Besonders eindrücklich waren die Reproduktionen von religiösen Feldpostkarten jener Zeit - Darstellungen, in denen Soldaten sozusagen als inkarnierte Wiederkehr Christi auf Golgatha stilisiert wurden oder Kirchenlieder in Hassgesänge wahlweise gegen Frankreich oder England umgedichtet wurden.













Die Stimme des Pazifismus in den Kirchen (oder ihrem Umfeld) war vergleichsweise leise. Bertha von Suttner mag manchen unter uns noch ein Begriff sein, die deutsche Trägerin des Friedensnobelpreises 1905 starb jedoch schon vor dem Ausbruch des Kriegs. Wenig bekannt dagegen der Leipziger Pfarrer Georg Liebster, der beklagte, es sei im „religiösen Kriegsfuror“ jedes Verständnis für Jesus, Demut und Feindesliebe erloschen. Im verbreiteten Beten um den Sieg der deutschen Waffen erkannte er einen „Schlag gegen die Jesusreligion“.

Als vielleicht wichtigsten Kontrapunkt zur allgemeinen Kriegsbegeisterung auch in den Kirchen bezeichnete Dr Stoessel die Gründung des Internationalen Versöhnungsbundes am Tag des Kriegsausbruches in Konstanz, das so genannte Konstanzer Friedenskonzil:
“Während die Welt sich taub und heiser schreit in ihrem Willen zum Krieg, artikulieren die Konstanzer Delegierten unter Gebet und dem Hören auf Gottes Wort einen internationalen Willen zum Frieden. Dass Friedrich Siegmund-Schultze (Baden) und Henry Hodgkins (Quäker, England) beim Abschied einander in die Hand versprachen, Krieg und Gewalt nicht zu rechtfertigen noch sich gegeneinander aufhetzen zu lassen, ging im Kanonendonner unter. Aber es blieb gesagt. Als Verpflichtung wie als Zeugnis - wirksam bis in unsere Tage -, dass einzelne Menschen gegen den Strom geschwommen sind. Sie haben nicht nachgelassen, dem Wort Jesu zu folgen, das die Friedfertigen selig preist und Gottes Kinder nennt.”

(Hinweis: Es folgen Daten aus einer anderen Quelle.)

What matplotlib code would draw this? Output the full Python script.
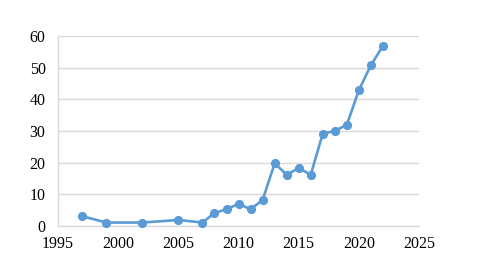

Zum Ende seiner Ausführungen machte Dr Stoessel anhand des Glaubensbekenntnisses deutlich, gegenüber welchen Glaubensartikeln die Kirche damals versagt hat und welches Potential zum Widerstand gegen jede Kriegsrhethorik bis heute im Glaubensbekenntnis steckt.

Im anschließenden Nachgespräch wurde erkennbar, dass auch heute der Widerstand gegen politische Fehlentwicklungen stets auf die Initiative von Einzelnen angewiesen ist, die die Kraft haben müssen, sich dabei auch dem “Zug der Zeit” entgegenzustellen.